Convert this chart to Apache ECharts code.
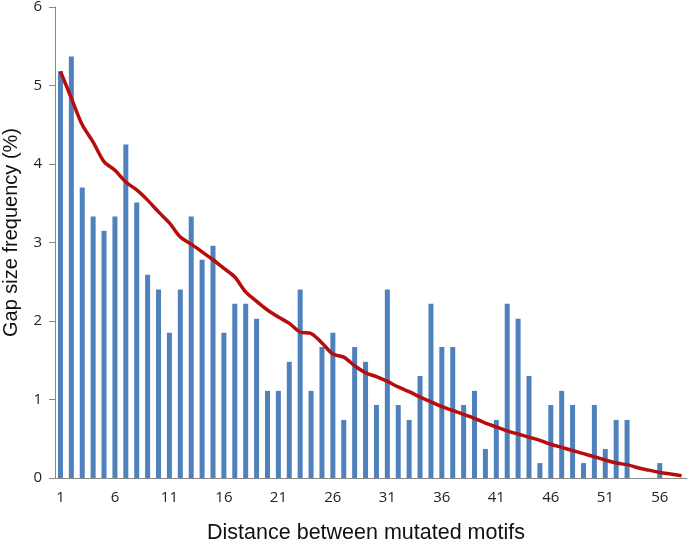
<!DOCTYPE html>
<html><head><meta charset="utf-8">
<script src="https://cdn.jsdelivr.net/npm/echarts@6/dist/echarts.min.js"></script>
<style>html,body{margin:0;padding:0;background:#fff}#c{width:693px;height:540px}</style>
</head><body><div id="c"></div>
<script>
const categories = [];
for (let i = 1; i <= 58; i++) categories.push(String(i));
const barValues = [5.18,5.37,3.70,3.33,3.15,3.33,4.25,3.51,2.59,2.40,
  1.85,2.40,3.33,2.78,2.96,1.85,2.22,2.22,2.03,1.11,
  1.11,1.48,2.40,1.11,1.67,1.85,0.74,1.67,1.48,0.93,
  2.40,0.93,0.74,1.30,2.22,1.67,1.67,0.93,1.11,0.37,
  0.74,2.22,2.03,1.30,0.19,0.93,1.11,0.93,0.19,0.93,
  0.37,0.74,0.74,0,0,0.19,0,0];
const trendValues = [5.18,4.84,4.50,4.28,4.03,3.92,3.77,3.67,3.54,3.39,
  3.25,3.07,2.98,2.88,2.78,2.67,2.56,2.37,2.25,2.14,
  2.05,1.97,1.86,1.84,1.72,1.58,1.54,1.43,1.34,1.29,
  1.23,1.16,1.10,1.03,0.97,0.91,0.86,0.81,0.76,0.70,
  0.65,0.60,0.56,0.52,0.48,0.43,0.39,0.35,0.31,0.27,
  0.23,0.19,0.17,0.13,0.10,0.07,0.05,0.03];
const yTicks = [0,1,2,3,4,5,6];

const chart = echarts.init(document.getElementById('c'));
chart.setOption({
  animation: false,
  grid: {left: 55, right: 6, top: 7, bottom: 62, containLabel: false, outerBoundsMode: 'none'},
  xAxis: {
    type: 'category', data: categories, boundaryGap: true,
    name: 'Distance between mutated motifs', nameLocation: 'middle', nameGap: 44,
    nameTextStyle: {fontSize: 21.5, color: '#111', fontFamily: 'Liberation Sans', padding: [0, 10, 0, 0]},
    axisLine: {lineStyle: {color: '#888', width: 1}},
    axisTick: {interval: 4, length: 5, lineStyle: {color: '#888'}},
    axisLabel: {interval: 4, fontSize: 15, color: '#222', fontFamily: 'Open Sans', margin: 12}
  },
  yAxis: {
    type: 'value', min: yTicks[0], max: yTicks[yTicks.length-1], interval: 1,
    name: 'Gap size frequency (%)', nameLocation: 'middle', nameGap: 34,
    nameTextStyle: {fontSize: 20, color: '#111', fontFamily: 'Liberation Sans', padding: [0, 0, 0, 20]},
    axisLine: {show: true, lineStyle: {color: '#888', width: 1}},
    axisTick: {show: true, length: 6, lineStyle: {color: '#888'}},
    splitLine: {show: false},
    axisLabel: {fontSize: 15, color: '#222', fontFamily: 'Open Sans', margin: 13}
  },
  series: [
    {type: 'bar', data: barValues, barWidth: 5, itemStyle: {color: '#4f81bd'}},
    {type: 'line', data: trendValues, smooth: 0.3, symbol: 'none',
     lineStyle: {color: '#b80d0d', width: 3.5}, z: 5}
  ]
});
</script></body></html>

═══

SHORT TASK
Only the lines from the top of the data through the line with "const yTicks = [0,1,2,3,4,5,6];" should be quoted, exactly and with both ends kept; skip the pictures.

ANSWER BELOW
Convert this chart to Apache ECharts code.
<!DOCTYPE html>
<html><head><meta charset="utf-8">
<script src="https://cdn.jsdelivr.net/npm/echarts@6/dist/echarts.min.js"></script>
<style>html,body{margin:0;padding:0;background:#fff}#c{width:693px;height:540px}</style>
</head><body><div id="c"></div>
<script>
const categories = [];
for (let i = 1; i <= 58; i++) categories.push(String(i));
const barValues = [5.18,5.37,3.70,3.33,3.15,3.33,4.25,3.51,2.59,2.40,
  1.85,2.40,3.33,2.78,2.96,1.85,2.22,2.22,2.03,1.11,
  1.11,1.48,2.40,1.11,1.67,1.85,0.74,1.67,1.48,0.93,
  2.40,0.93,0.74,1.30,2.22,1.67,1.67,0.93,1.11,0.37,
  0.74,2.22,2.03,1.30,0.19,0.93,1.11,0.93,0.19,0.93,
  0.37,0.74,0.74,0,0,0.19,0,0];
const trendValues = [5.18,4.84,4.50,4.28,4.03,3.92,3.77,3.67,3.54,3.39,
  3.25,3.07,2.98,2.88,2.78,2.67,2.56,2.37,2.25,2.14,
  2.05,1.97,1.86,1.84,1.72,1.58,1.54,1.43,1.34,1.29,
  1.23,1.16,1.10,1.03,0.97,0.91,0.86,0.81,0.76,0.70,
  0.65,0.60,0.56,0.52,0.48,0.43,0.39,0.35,0.31,0.27,
  0.23,0.19,0.17,0.13,0.10,0.07,0.05,0.03];
const yTicks = [0,1,2,3,4,5,6];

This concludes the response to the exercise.